▶ **INSTRUCTIONS TO FOLLOW**: Copy the data precisely, character for character, and leave out every picture.

▶ **INFORMATION SUPPLIED**:
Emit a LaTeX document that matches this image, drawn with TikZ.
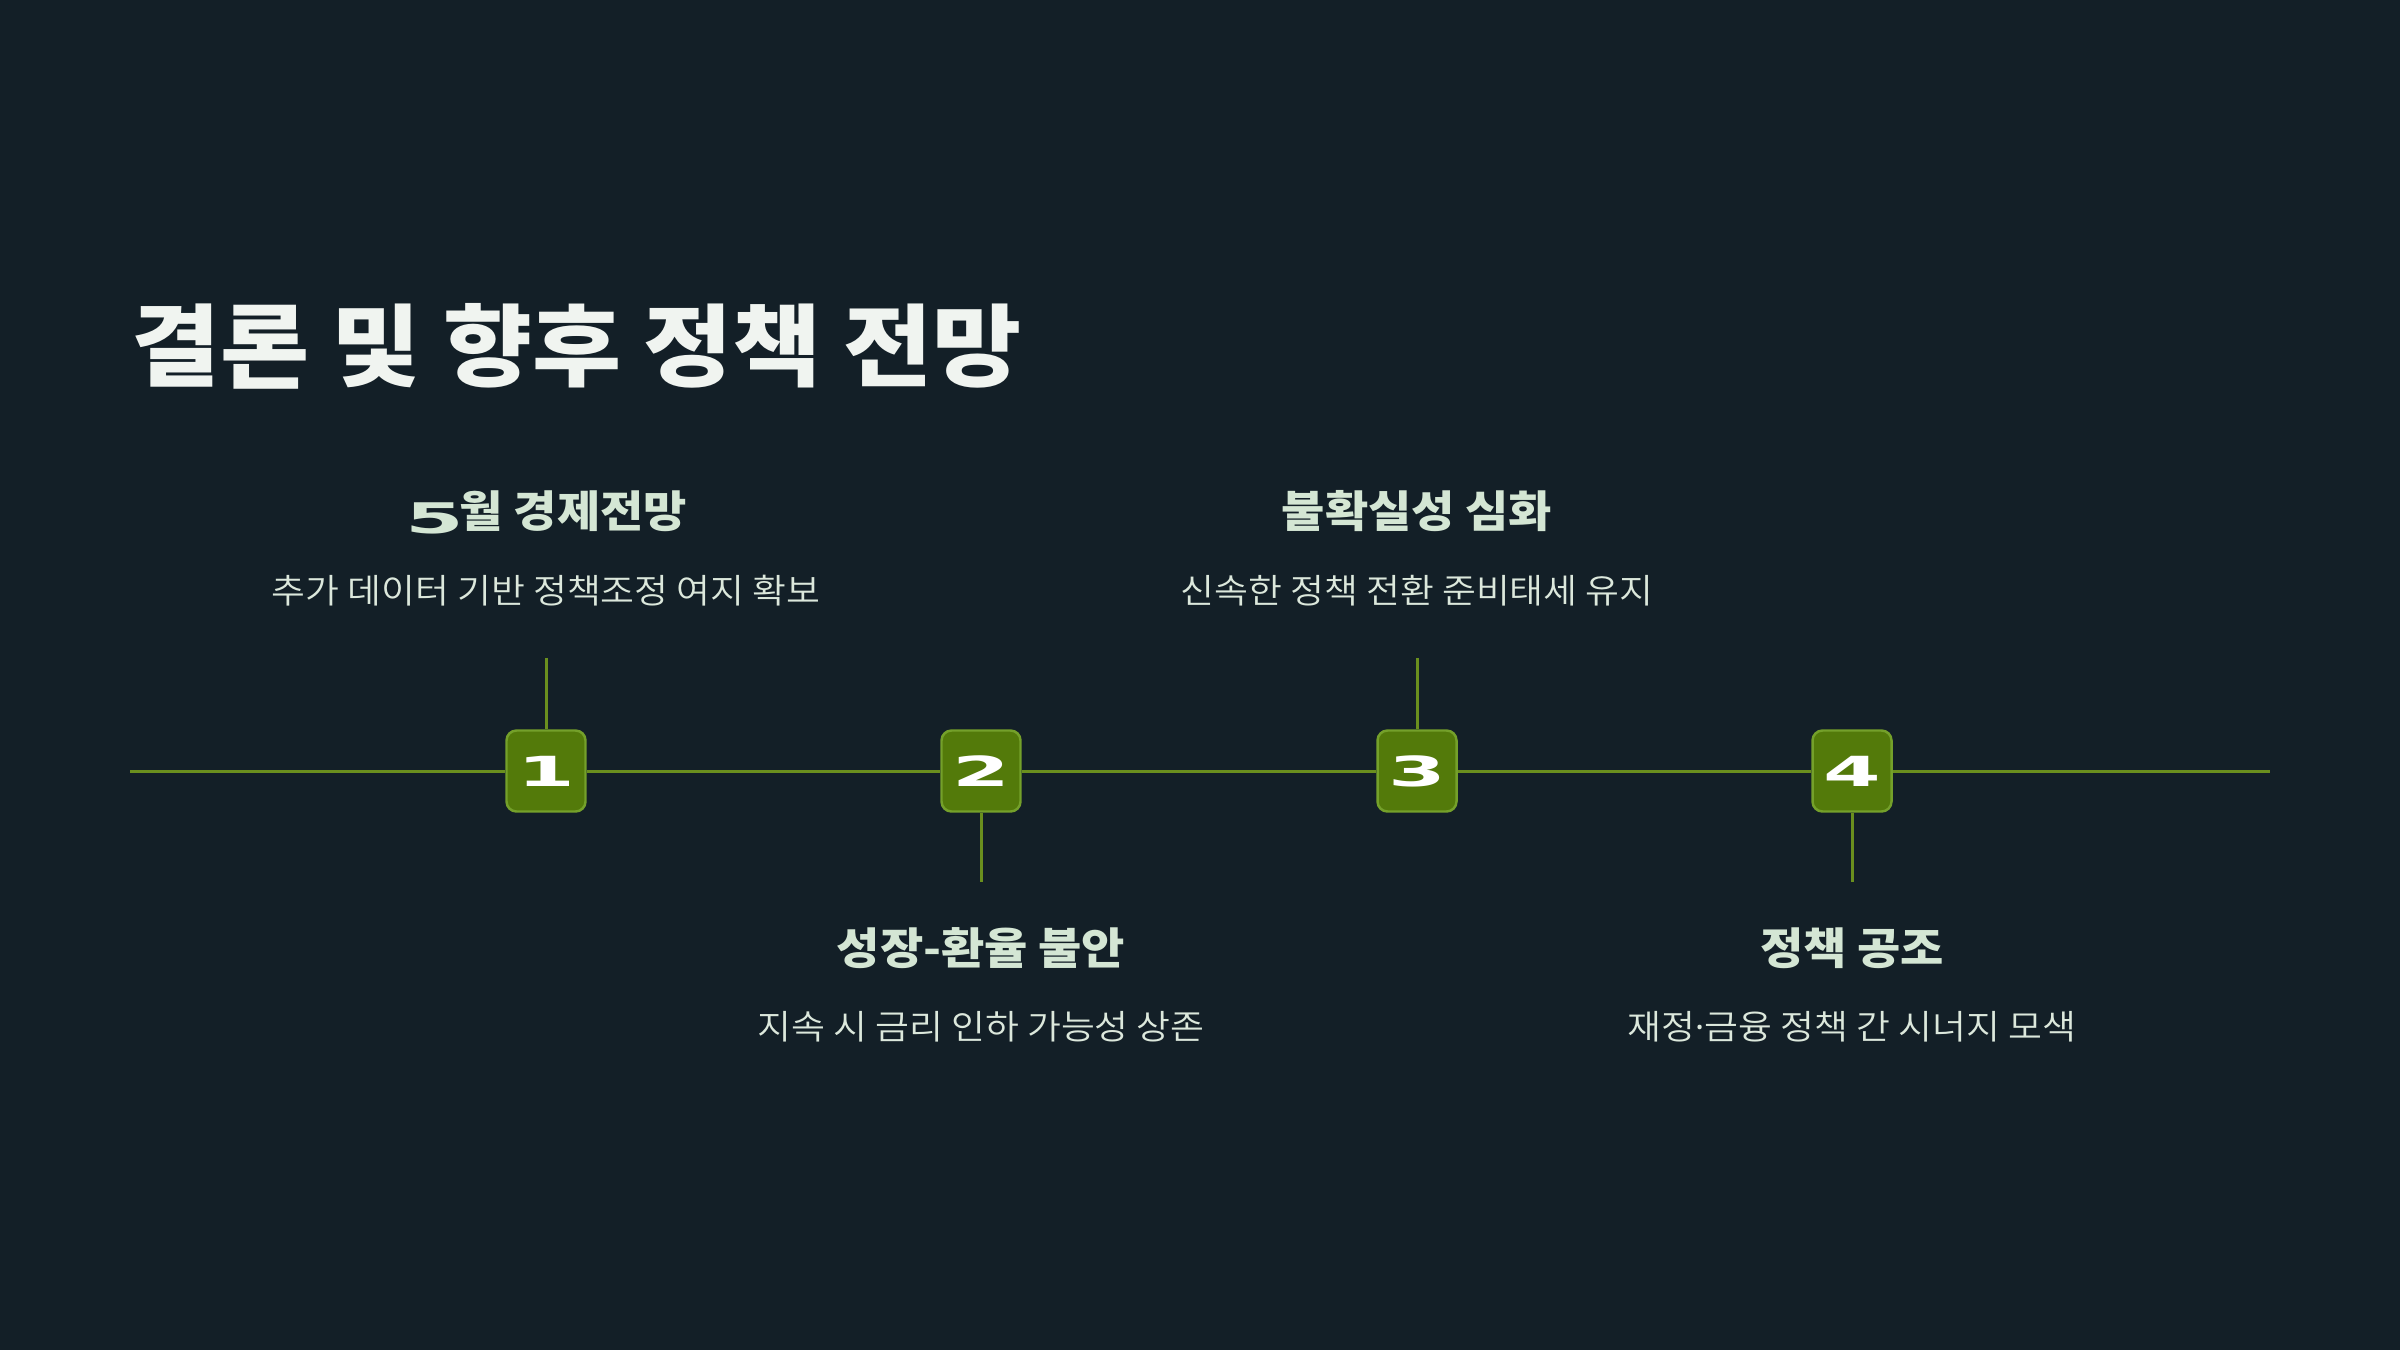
\documentclass[tikz,border=0pt]{standalone}
\usepackage{fontspec}
\setmainfont{Noto Sans CJK KR}[FakeStretch=1.08]
\newfontfamily\lightfont{Noto Sans CJK KR DemiLight}[FakeStretch=1.08]
\newfontfamily\numfont{DejaVu Sans}[FakeStretch=2.0]
\newfontfamily\dotfont{Noto Sans}
\usetikzlibrary{positioning}

\definecolor{bgnavy}{HTML}{131F27}
\definecolor{linegreen}{HTML}{6A8F1E}
\definecolor{boxgreen}{HTML}{537A0A}
\definecolor{boxedge}{HTML}{74A02A}
\definecolor{titlewhite}{HTML}{F0F4F0}
\definecolor{headmint}{HTML}{D4E6D4}
\definecolor{descmint}{HTML}{DCE8DC}

\tikzset{
  stepbox/.style={draw=boxedge, fill=boxgreen, line width=0.7pt, rounded corners=1mm,
    minimum width=7.9mm, minimum height=8.1mm, inner sep=0pt, text=white,
    font=\numfont\bfseries\fontsize{11.8}{12}\selectfont},
  tline/.style={linegreen, line width=0.85pt},
  headtxt/.style={text=headmint, anchor=base, font=\bfseries\fontsize{12.4}{14}\selectfont},
  desctxt/.style={text=descmint, anchor=base, font=\lightfont\fontsize{9.7}{12}\selectfont},
}

\begin{document}
\begin{tikzpicture}[x=0.1mm, y=-0.1mm]
    % Nền
    \fill[bgnavy] (0,0) rectangle (2400,1350);

    % Tiêu đề
    \node[anchor=base west, text=titlewhite, inner sep=0pt,
      font=\bfseries\fontsize{25.5}{30}\selectfont] (title) at (131,379) {결론 및 향후 정책 전망};

    % Các ô số trên trục thời gian
    \foreach \i/\px in {1/546, 2/981, 3/1417, 4/1852} {
        \node[stepbox] (box\i) at (\px,771) {\i};
    }
    \coordinate (lineL) at (130,771);
    \coordinate (lineR) at (2270,771);
    \draw[tline] (lineL) -- (box1) -- (box2) -- (box3) -- (box4) -- (lineR);

    % Vạch nối và chữ (1, 3 ở trên; 2, 4 ở dưới)
    \foreach \i/\px/\ty/\hy/\dy/\head/\desc in {
        1/546/658/527/603/{{\numfont\bfseries\fontsize{12}{12}\selectfont\raisebox{-0.6mm}{5}}\kern-0.4mm 월 경제전망}/{추가 데이터 기반 정책조정 여지 확보},
        2/981/882/964/1039/{성장-환율 불안}/{지속 시 금리 인하 가능성 상존},
        3/1417/658/527/603/{불확실성 심화}/{신속한 정책 전환 준비태세 유지},
        4/1852/882/964/1039/{정책 공조}/{재정{\dotfont ·}금융 정책 간 시너지 모색}} {
        \coordinate (tick\i) at (\px,\ty);
        \draw[tline] (box\i) -- (tick\i);
        \node[headtxt] (head\i) at (\px,\hy) {\head};
        \node[desctxt] (desc\i) at (\px,\dy) {\desc};
    }
\end{tikzpicture}
\end{document}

▶ **EXERCISE OUTPUT**:
Emit a LaTeX document that matches this image, drawn with TikZ.
\documentclass[tikz,border=0pt]{standalone}
\usepackage{fontspec}
\setmainfont{Noto Sans CJK KR}[FakeStretch=1.08]
\newfontfamily\lightfont{Noto Sans CJK KR DemiLight}[FakeStretch=1.08]
\newfontfamily\numfont{DejaVu Sans}[FakeStretch=2.0]
\newfontfamily\dotfont{Noto Sans}
\usetikzlibrary{positioning}

\definecolor{bgnavy}{HTML}{131F27}
\definecolor{linegreen}{HTML}{6A8F1E}
\definecolor{boxgreen}{HTML}{537A0A}
\definecolor{boxedge}{HTML}{74A02A}
\definecolor{titlewhite}{HTML}{F0F4F0}
\definecolor{headmint}{HTML}{D4E6D4}
\definecolor{descmint}{HTML}{DCE8DC}

\tikzset{
  stepbox/.style={draw=boxedge, fill=boxgreen, line width=0.7pt, rounded corners=1mm,
    minimum width=7.9mm, minimum height=8.1mm, inner sep=0pt, text=white,
    font=\numfont\bfseries\fontsize{11.8}{12}\selectfont},
  tline/.style={linegreen, line width=0.85pt},
  headtxt/.style={text=headmint, anchor=base, font=\bfseries\fontsize{12.4}{14}\selectfont},
  desctxt/.style={text=descmint, anchor=base, font=\lightfont\fontsize{9.7}{12}\selectfont},
}

\begin{document}
\begin{tikzpicture}[x=0.1mm, y=-0.1mm]
    % Nền
    \fill[bgnavy] (0,0) rectangle (2400,1350);

    % Tiêu đề
    \node[anchor=base west, text=titlewhite, inner sep=0pt,
      font=\bfseries\fontsize{25.5}{30}\selectfont] (title) at (131,379) {결론 및 향후 정책 전망};

    % Các ô số trên trục thời gian
    \foreach \i/\px in {1/546, 2/981, 3/1417, 4/1852} {
        \node[stepbox] (box\i) at (\px,771) {\i};
    }
    \coordinate (lineL) at (130,771);
    \coordinate (lineR) at (2270,771);
    \draw[tline] (lineL) -- (box1) -- (box2) -- (box3) -- (box4) -- (lineR);

    % Vạch nối và chữ (1, 3 ở trên; 2, 4 ở dưới)
    \foreach \i/\px/\ty/\hy/\dy/\head/\desc in {
        1/546/658/527/603/{{\numfont\bfseries\fontsize{12}{12}\selectfont\raisebox{-0.6mm}{5}}\kern-0.4mm 월 경제전망}/{추가 데이터 기반 정책조정 여지 확보},
        2/981/882/964/1039/{성장-환율 불안}/{지속 시 금리 인하 가능성 상존},
        3/1417/658/527/603/{불확실성 심화}/{신속한 정책 전환 준비태세 유지},
        4/1852/882/964/1039/{정책 공조}/{재정{\dotfont ·}금융 정책 간 시너지 모색}} {
        \coordinate (tick\i) at (\px,\ty);
        \draw[tline] (box\i) -- (tick\i);
        \node[headtxt] (head\i) at (\px,\hy) {\head};
        \node[desctxt] (desc\i) at (\px,\dy) {\desc};
    }
\end{tikzpicture}
\end{document}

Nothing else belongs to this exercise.